▸ **Exercise brief**:
Only the lines from the top of the listing below to the line that has "year_sep_pos = [5, 15]" should be echoed, with both ends kept and pictures left out.

▸ **Data block**:
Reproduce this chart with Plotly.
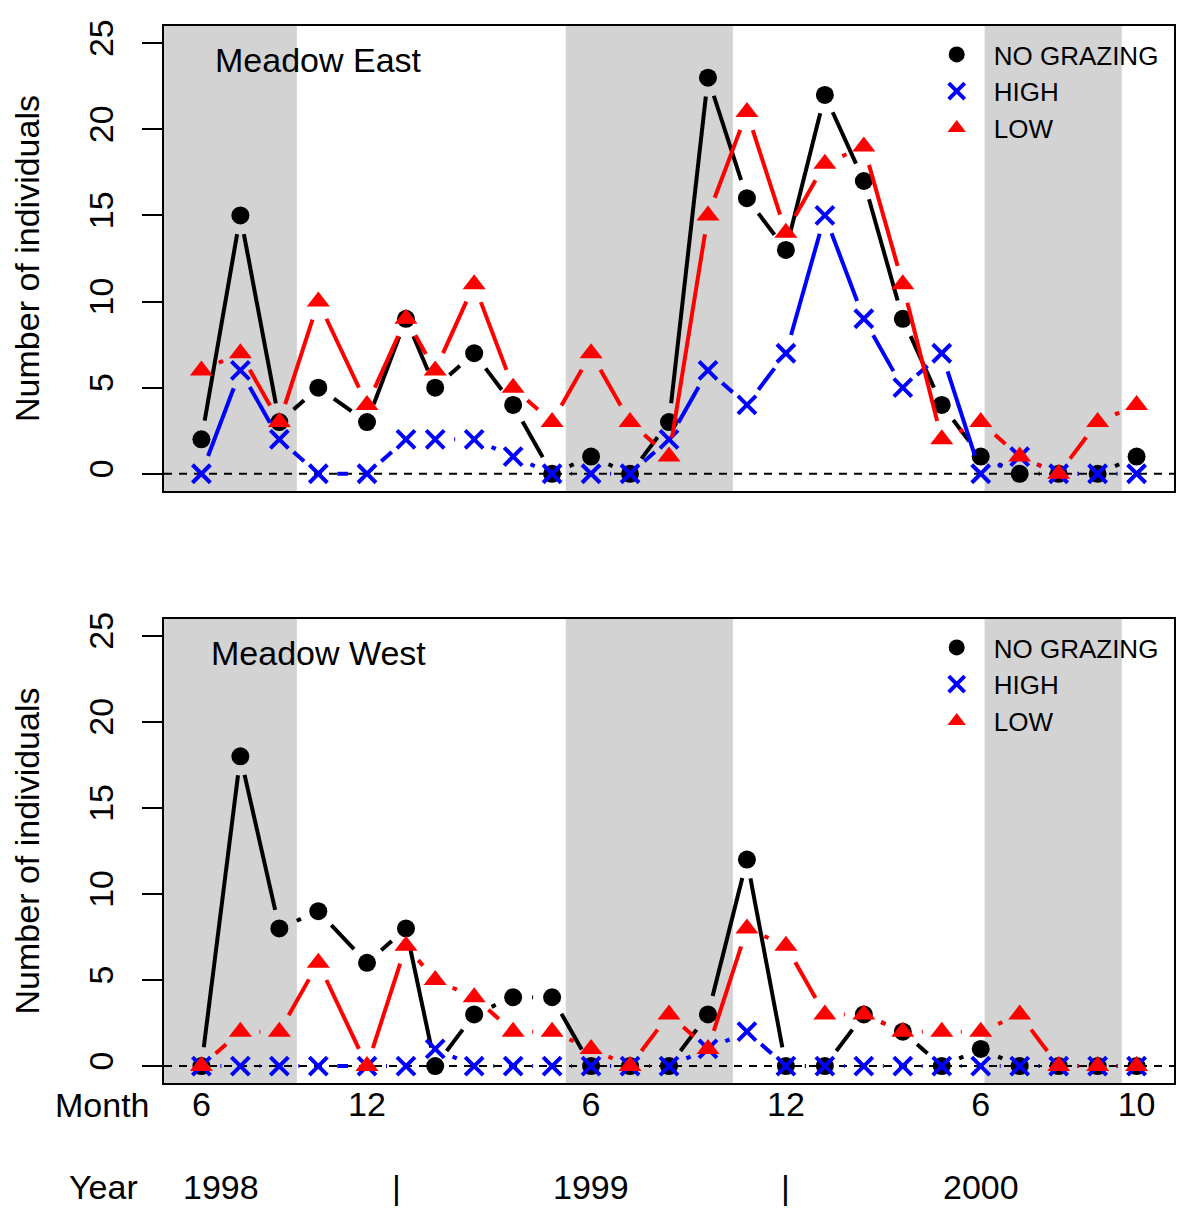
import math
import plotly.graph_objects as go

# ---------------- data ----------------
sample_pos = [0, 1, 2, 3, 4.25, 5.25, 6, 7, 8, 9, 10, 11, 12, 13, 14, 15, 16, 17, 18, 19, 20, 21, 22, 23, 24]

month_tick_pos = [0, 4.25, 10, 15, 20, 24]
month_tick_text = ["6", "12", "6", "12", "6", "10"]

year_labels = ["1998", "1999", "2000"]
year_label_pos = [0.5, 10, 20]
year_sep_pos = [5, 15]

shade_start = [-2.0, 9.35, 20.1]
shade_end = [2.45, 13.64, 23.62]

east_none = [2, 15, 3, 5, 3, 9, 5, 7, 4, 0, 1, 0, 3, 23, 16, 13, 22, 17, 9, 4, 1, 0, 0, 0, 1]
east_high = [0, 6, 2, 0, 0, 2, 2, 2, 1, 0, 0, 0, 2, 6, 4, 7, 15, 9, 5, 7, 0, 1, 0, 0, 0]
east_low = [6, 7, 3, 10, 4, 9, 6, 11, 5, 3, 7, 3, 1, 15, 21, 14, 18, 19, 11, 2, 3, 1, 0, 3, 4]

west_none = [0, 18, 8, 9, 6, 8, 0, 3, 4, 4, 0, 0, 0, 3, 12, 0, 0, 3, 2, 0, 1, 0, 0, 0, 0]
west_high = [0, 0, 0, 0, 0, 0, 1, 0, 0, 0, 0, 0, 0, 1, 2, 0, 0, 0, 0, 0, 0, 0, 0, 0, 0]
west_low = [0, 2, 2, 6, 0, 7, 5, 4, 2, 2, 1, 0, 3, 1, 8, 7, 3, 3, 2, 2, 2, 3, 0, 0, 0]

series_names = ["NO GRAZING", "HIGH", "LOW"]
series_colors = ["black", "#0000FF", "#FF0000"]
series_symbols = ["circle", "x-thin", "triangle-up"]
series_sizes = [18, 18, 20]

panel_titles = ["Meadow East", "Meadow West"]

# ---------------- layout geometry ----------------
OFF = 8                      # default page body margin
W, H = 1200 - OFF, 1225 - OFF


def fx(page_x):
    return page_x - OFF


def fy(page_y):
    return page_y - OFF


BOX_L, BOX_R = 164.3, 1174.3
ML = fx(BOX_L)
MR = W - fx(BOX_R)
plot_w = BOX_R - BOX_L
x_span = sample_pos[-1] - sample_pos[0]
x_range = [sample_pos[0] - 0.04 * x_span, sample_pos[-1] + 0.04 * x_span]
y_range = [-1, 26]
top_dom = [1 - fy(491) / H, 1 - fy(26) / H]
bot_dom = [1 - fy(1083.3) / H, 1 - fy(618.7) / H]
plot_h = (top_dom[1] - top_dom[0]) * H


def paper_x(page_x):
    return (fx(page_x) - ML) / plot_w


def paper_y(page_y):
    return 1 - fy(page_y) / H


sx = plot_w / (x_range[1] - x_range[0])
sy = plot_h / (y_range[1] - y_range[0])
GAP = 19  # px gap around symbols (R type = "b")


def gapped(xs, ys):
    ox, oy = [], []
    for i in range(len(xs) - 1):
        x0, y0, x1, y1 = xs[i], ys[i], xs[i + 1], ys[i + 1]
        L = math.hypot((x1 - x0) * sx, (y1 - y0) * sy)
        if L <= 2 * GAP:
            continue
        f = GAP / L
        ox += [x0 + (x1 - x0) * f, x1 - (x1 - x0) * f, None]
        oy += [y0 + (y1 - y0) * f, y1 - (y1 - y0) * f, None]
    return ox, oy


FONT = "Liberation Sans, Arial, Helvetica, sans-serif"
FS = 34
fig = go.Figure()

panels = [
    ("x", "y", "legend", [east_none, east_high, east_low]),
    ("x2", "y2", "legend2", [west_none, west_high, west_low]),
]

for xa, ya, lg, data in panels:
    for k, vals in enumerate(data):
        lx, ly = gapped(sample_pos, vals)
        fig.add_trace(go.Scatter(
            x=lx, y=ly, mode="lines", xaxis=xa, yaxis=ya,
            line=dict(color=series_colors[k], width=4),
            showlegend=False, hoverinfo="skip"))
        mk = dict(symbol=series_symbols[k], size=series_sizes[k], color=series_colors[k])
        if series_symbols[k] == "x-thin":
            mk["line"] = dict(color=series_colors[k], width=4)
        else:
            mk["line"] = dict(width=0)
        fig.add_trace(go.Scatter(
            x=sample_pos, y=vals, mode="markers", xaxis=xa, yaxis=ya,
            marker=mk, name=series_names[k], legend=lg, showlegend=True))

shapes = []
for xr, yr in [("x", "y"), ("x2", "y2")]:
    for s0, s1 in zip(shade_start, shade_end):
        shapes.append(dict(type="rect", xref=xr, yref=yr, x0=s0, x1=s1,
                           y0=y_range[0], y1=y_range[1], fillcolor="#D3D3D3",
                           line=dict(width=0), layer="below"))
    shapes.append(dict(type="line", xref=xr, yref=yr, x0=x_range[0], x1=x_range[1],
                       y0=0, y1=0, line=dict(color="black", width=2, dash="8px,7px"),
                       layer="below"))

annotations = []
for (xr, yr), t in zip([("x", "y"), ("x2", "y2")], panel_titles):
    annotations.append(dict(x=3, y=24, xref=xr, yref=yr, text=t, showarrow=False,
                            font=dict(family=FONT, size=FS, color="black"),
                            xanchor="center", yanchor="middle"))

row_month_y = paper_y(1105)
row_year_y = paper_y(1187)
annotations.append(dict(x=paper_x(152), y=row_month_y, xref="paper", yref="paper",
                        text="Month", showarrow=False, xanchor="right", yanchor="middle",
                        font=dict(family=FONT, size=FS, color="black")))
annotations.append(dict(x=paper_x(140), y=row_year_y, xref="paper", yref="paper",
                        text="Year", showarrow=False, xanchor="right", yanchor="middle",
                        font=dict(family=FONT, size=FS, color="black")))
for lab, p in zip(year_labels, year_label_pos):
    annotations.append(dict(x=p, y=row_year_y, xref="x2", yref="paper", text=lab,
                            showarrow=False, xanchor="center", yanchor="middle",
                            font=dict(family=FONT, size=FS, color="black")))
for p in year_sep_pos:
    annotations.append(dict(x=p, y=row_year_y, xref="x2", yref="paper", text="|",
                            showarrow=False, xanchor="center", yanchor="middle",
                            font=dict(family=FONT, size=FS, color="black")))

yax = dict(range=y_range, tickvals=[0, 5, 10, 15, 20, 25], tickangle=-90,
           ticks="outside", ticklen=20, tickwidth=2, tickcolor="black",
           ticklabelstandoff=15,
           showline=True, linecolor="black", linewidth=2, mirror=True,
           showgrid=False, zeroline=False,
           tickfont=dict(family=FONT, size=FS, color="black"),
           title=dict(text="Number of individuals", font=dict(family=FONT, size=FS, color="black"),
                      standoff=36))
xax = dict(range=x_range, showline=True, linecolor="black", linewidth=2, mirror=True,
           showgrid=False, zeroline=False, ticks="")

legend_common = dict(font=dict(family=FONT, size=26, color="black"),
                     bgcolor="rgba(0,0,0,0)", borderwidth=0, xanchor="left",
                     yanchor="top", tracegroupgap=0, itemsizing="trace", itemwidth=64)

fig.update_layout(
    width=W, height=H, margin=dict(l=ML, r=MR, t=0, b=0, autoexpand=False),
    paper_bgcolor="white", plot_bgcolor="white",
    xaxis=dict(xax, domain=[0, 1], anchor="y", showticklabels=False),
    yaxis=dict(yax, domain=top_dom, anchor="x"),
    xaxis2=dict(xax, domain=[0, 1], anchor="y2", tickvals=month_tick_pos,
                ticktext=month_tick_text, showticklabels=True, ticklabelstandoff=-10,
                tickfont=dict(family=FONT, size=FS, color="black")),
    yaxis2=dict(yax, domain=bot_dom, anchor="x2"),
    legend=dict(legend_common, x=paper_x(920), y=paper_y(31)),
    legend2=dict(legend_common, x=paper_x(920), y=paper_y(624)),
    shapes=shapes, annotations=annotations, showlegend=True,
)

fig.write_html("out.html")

▸ **Response for this exercise**:
Reproduce this chart with Plotly.
import math
import plotly.graph_objects as go

# ---------------- data ----------------
sample_pos = [0, 1, 2, 3, 4.25, 5.25, 6, 7, 8, 9, 10, 11, 12, 13, 14, 15, 16, 17, 18, 19, 20, 21, 22, 23, 24]

month_tick_pos = [0, 4.25, 10, 15, 20, 24]
month_tick_text = ["6", "12", "6", "12", "6", "10"]

year_labels = ["1998", "1999", "2000"]
year_label_pos = [0.5, 10, 20]
year_sep_pos = [5, 15]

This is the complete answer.